**Required task:** Copy out, with no alterations, the lines below running from the one containing "What Plotly code" to the one containing "a_star_y = [0.374]", inclusive at each end; pictures are omitted.

◆ ◆ ◆ ◆ ◆ ◆ ◆

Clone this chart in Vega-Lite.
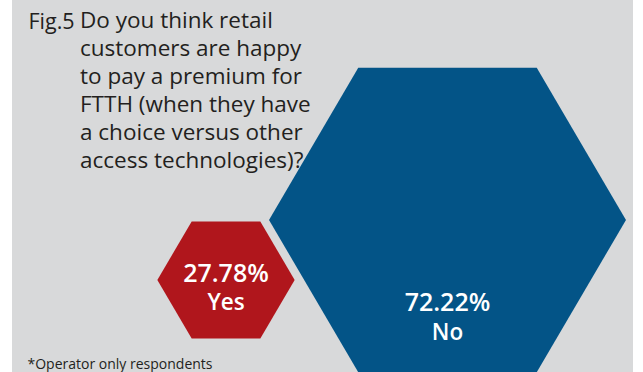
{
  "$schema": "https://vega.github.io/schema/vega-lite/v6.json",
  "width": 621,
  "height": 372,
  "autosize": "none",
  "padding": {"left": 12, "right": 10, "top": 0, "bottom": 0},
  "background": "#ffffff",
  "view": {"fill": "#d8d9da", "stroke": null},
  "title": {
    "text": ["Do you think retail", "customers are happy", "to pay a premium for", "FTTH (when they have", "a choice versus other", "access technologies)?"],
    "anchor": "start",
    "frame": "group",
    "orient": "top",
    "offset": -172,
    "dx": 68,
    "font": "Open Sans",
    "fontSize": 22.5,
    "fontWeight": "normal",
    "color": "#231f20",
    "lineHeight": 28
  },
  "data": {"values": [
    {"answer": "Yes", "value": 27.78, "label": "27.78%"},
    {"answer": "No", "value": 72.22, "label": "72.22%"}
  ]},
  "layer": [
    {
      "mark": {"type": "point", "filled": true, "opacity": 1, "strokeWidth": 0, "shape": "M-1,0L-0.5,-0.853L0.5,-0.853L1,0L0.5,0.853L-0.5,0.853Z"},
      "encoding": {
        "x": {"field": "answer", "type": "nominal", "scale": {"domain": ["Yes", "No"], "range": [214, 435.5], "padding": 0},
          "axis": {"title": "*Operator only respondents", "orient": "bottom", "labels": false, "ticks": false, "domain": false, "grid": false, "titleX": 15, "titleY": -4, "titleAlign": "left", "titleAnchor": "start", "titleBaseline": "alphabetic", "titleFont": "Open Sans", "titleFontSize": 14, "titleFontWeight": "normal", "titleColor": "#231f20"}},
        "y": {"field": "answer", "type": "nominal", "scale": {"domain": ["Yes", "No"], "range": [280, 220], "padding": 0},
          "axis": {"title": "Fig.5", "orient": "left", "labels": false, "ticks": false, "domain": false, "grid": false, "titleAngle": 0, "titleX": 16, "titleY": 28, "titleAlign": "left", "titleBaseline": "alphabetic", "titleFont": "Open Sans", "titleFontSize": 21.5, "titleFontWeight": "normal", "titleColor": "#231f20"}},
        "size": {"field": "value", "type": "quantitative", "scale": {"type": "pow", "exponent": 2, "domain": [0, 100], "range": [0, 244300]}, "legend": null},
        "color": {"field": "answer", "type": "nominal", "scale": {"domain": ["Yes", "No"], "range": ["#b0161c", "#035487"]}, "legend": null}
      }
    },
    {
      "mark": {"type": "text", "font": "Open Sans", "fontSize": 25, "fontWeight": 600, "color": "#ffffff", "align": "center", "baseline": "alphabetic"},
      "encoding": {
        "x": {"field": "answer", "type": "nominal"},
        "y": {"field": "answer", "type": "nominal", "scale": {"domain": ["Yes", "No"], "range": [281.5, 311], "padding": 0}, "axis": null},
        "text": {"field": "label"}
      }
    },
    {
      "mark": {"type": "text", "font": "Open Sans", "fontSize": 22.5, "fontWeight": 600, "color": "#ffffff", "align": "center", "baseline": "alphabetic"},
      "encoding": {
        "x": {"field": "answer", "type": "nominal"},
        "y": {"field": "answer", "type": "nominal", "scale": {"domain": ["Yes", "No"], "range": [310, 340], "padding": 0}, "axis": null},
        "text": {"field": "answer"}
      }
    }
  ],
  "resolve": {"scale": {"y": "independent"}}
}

◆ ◆ ◆ ◆ ◆ ◆ ◆

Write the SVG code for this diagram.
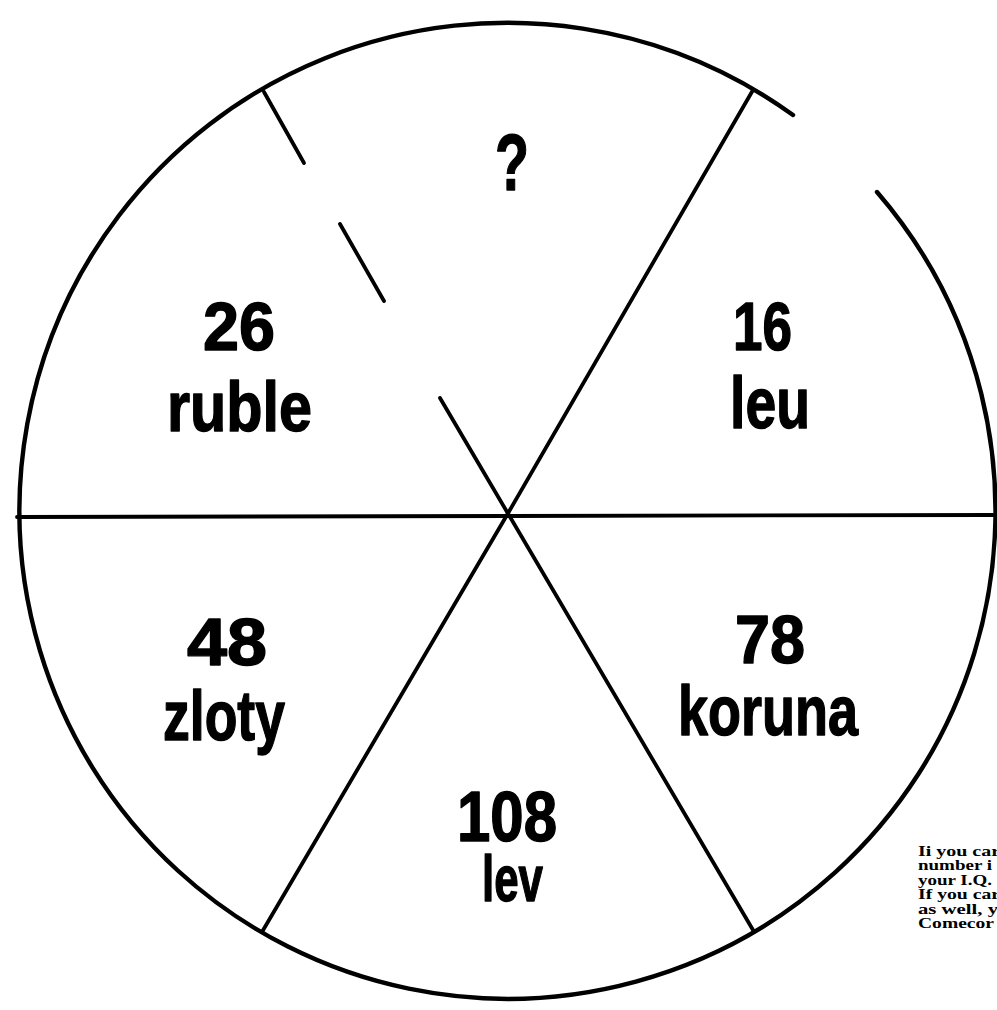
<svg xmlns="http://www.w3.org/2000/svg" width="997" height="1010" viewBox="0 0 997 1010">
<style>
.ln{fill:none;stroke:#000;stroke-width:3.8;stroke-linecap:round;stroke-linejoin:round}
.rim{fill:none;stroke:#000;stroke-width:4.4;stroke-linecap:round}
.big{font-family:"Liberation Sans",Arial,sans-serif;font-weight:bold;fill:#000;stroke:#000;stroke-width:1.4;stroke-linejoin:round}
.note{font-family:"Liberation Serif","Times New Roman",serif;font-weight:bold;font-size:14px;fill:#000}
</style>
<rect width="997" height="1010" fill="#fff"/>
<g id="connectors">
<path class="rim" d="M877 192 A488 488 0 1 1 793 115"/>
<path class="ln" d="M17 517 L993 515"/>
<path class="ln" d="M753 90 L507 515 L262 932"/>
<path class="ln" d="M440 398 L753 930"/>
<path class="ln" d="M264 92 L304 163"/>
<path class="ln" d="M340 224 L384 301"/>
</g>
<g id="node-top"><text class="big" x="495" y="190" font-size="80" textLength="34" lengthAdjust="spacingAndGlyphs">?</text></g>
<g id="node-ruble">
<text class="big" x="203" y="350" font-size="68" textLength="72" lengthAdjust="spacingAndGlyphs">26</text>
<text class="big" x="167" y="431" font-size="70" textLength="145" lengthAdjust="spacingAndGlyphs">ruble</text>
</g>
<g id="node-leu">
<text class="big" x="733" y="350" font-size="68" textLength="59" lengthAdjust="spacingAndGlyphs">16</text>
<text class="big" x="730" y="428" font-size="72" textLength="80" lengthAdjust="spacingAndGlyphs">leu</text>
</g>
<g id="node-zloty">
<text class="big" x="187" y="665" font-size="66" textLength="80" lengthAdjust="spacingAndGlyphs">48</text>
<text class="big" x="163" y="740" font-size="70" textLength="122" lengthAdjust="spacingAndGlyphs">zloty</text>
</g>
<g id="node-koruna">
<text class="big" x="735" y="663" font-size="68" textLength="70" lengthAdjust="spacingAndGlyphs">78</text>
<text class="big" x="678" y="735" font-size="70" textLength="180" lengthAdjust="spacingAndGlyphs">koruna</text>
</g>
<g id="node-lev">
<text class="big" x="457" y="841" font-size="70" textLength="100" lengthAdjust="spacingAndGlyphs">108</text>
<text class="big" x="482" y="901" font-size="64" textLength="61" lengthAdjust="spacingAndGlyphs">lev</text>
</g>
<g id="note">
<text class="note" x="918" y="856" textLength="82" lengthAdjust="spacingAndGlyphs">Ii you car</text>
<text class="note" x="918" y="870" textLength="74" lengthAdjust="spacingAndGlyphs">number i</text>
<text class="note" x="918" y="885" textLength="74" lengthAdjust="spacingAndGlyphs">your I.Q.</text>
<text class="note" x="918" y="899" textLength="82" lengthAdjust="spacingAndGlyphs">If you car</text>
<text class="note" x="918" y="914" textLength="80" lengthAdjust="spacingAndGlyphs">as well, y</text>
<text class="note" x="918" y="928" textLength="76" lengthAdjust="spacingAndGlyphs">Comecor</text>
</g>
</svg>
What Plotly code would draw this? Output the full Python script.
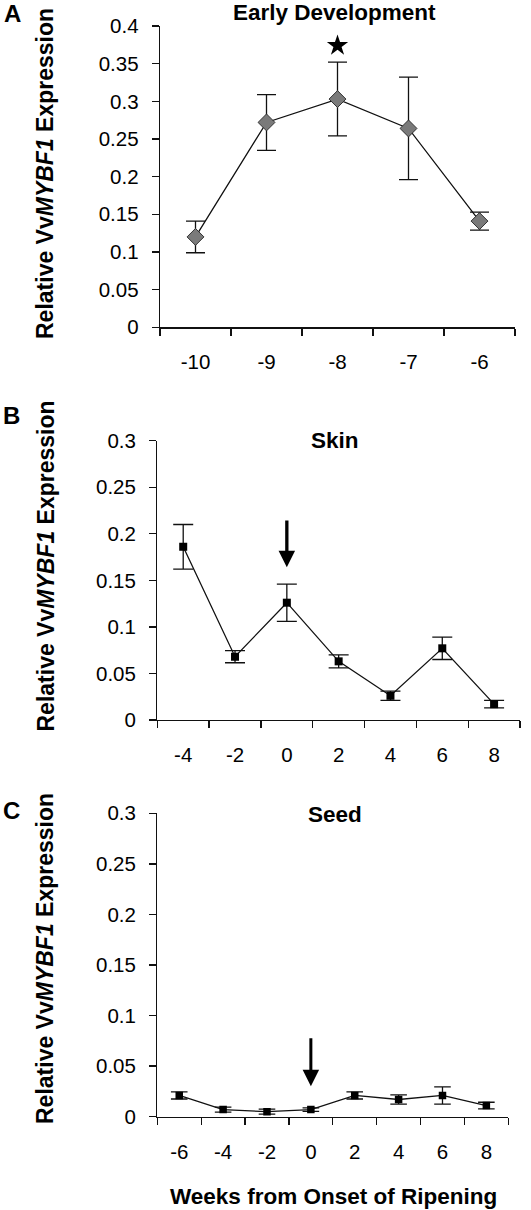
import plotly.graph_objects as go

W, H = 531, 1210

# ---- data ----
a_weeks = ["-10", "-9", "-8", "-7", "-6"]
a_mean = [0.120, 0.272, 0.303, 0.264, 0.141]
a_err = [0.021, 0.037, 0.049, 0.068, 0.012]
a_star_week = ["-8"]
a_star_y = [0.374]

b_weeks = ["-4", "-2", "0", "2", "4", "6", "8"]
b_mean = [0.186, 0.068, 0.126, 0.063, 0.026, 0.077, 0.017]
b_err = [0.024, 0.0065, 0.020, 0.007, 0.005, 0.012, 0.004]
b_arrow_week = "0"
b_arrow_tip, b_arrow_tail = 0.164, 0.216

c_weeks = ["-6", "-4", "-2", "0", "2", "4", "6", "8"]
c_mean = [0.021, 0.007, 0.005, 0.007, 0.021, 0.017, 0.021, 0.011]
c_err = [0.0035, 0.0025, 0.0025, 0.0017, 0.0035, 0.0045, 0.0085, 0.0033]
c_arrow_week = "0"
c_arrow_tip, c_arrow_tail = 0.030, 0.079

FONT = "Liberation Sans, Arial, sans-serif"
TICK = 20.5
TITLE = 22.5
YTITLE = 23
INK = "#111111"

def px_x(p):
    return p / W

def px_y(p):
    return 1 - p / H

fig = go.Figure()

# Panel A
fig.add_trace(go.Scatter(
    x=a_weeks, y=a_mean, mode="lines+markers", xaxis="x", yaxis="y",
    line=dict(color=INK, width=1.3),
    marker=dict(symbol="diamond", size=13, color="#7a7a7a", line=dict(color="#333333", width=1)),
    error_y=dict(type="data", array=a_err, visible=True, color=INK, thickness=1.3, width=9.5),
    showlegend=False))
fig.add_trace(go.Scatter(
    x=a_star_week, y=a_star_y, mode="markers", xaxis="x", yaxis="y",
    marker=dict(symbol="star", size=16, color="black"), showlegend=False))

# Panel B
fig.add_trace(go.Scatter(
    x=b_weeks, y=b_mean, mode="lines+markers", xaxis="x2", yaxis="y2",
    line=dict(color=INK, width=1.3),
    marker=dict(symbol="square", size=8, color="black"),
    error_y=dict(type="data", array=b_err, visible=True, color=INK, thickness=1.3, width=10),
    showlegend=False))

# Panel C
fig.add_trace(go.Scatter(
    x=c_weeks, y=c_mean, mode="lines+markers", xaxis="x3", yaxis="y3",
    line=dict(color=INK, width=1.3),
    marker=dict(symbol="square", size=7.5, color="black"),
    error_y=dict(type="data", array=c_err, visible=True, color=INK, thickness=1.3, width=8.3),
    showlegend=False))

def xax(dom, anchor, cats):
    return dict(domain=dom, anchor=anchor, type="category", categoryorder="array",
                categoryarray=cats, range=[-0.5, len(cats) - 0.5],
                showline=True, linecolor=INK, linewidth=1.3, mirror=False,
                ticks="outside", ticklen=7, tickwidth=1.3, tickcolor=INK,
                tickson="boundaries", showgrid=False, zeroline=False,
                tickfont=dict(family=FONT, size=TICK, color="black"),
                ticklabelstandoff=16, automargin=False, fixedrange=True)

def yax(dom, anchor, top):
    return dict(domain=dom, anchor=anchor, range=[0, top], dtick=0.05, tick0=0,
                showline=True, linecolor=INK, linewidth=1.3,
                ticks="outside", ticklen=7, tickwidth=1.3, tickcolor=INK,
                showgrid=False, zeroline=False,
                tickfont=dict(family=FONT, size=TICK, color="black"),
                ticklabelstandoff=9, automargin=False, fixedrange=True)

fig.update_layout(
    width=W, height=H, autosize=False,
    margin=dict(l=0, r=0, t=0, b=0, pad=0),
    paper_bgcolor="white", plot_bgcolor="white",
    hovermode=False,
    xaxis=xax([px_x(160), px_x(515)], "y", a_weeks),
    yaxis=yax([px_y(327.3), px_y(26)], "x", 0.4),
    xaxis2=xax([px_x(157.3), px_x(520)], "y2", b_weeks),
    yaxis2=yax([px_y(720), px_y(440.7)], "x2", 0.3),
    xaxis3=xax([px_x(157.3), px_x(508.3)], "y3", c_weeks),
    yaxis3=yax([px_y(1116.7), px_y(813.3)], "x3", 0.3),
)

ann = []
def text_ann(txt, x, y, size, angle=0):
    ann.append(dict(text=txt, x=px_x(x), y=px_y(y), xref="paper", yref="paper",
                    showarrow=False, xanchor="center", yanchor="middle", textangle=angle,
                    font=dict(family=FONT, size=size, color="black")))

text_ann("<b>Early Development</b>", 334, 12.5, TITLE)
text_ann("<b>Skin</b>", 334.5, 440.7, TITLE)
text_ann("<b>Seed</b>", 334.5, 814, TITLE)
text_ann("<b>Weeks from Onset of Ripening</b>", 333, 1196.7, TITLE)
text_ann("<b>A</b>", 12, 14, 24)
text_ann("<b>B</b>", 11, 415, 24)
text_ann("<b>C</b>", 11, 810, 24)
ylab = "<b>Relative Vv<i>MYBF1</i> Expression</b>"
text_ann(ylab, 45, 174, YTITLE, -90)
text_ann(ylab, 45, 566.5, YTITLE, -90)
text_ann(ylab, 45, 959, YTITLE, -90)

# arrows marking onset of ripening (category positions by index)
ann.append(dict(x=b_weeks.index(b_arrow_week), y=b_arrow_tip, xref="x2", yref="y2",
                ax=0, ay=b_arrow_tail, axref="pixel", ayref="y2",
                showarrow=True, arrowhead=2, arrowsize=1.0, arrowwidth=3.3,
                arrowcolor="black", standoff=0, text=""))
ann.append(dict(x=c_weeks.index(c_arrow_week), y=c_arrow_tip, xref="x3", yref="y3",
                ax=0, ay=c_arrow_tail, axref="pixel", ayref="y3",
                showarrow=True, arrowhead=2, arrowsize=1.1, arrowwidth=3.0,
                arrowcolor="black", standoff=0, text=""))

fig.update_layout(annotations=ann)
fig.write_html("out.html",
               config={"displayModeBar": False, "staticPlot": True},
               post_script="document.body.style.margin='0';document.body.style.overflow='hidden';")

◆ ◆ ◆ ◆ ◆ ◆ ◆

**The output:**
What Plotly code would draw this? Output the full Python script.
import plotly.graph_objects as go

W, H = 531, 1210

# ---- data ----
a_weeks = ["-10", "-9", "-8", "-7", "-6"]
a_mean = [0.120, 0.272, 0.303, 0.264, 0.141]
a_err = [0.021, 0.037, 0.049, 0.068, 0.012]
a_star_week = ["-8"]
a_star_y = [0.374]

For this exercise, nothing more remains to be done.